By Will Graves, The Associated Press
October 12, 2016
PITTSBURGH, PA - JUNE 15: Sidney Crosby #87 of the Pittsburgh Penguins celebrates during the Victory Parade and Rally on June 15, 2016 in Pittsburgh, Pennsylvania. (Photo by Justin K. Aller/Getty Images)
The Pittsburgh Penguins playtime with the Stanley Cup is over, the names that led the franchise to its fourth title last spring forever etched onto their sport's most prized possession. The confetti from the celebratory downtown parade long since swept up. The glittering championship rings have been handed out too.
The final bit of pomp comes on Thursday night, when the 2015-16 Stanley Cup banner is raised to the rafters at newly renamed PPG Paints Arena ahead of the season opener against Washington. It will provide one last moment of reflection on a remarkable six-month stretch in which the Penguins morphed from uninspired to unstoppable under coach Mike Sullivan.
Then the puck will drop. The game will begin. And the quest will start anew.
"We're all excited to get the regular season underway and start this new challenge," Sullivan said. "We're all ready for training camp to be over and we can move into the next phase of our next season ... I'm sure there'll be butterflies for everybody."
What there won't be, at least on the ice, is Sidney Crosby. Pittsburgh's captain skated Wednesday and briefly participated in practice in a non-contact jersey but remains out indefinitely while recovering from a concussion.
While admitting "it's a game you want to be a part of," the two-time MVP has no plans to rush back. He spent the better part of two seasons trying to get right following a concussion suffered in January, 2011 and learned pretty quickly trying to predict how his body would react is fruitless.
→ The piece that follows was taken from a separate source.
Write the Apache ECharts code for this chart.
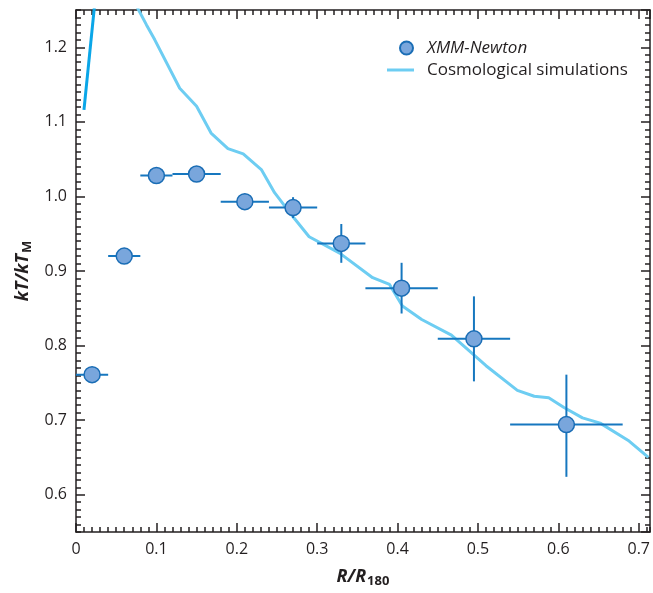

"I think I've spent more than enough time being in this situation," he said. "You have to be patient. You have to make sure you listen to your body. If you're ready you're ready and if you're not, don't take any chances."
'It'll sting a little'
If last season taught the Penguins anything, it's that there's time. They stumbled through the first two months before Sullivan was brought on to replace Mike Johnston, beginning a sprint to the Cup that included an upset of longtime rival Washington in the second round of the playoffs.
The defending Presidents' Trophy winners will get an up-close look at what they missed out on Thursday night. While goaltender Braden Holtby is more worried about staying focused during the long break between pre-game warmups and puck drop, his teammates will be thinking of what might have been.
"It'll sting a little," said defenceman Matt Niskanen, who left the Penguins in the summer of 2014 to sign with the Capitals. "It'll sting a little knowing that they beat us to get to their championship. I don't think we'll need that extra motivation, but it'll provide a little, I'm sure."
Washington general manager Brian MacLellan believes coach Barry Trotz and players will have "the right perspective" and believes it's fitting for the Capitals to start their season on the same sheet of ice where their bid for the franchise's Cup ended in six contentious games.
"That's where we want to be. We want to do that," MacLellan said. "It's not an easy thing to watch, but I think it's a good thing to watch."
Holtby said there's no bitterness toward the Penguins, only frustration for not playing well enough to win the series. Trying to bury another painful playoff exit, the Capitals hope facing the Penguins on opening night is a jumpstart.
"Someone had to be the team that was there when they raised the banner, so it might as well be us," centre Jay Beagle said. "Let's get it going right away. Don't ease into the season. Let's go right away."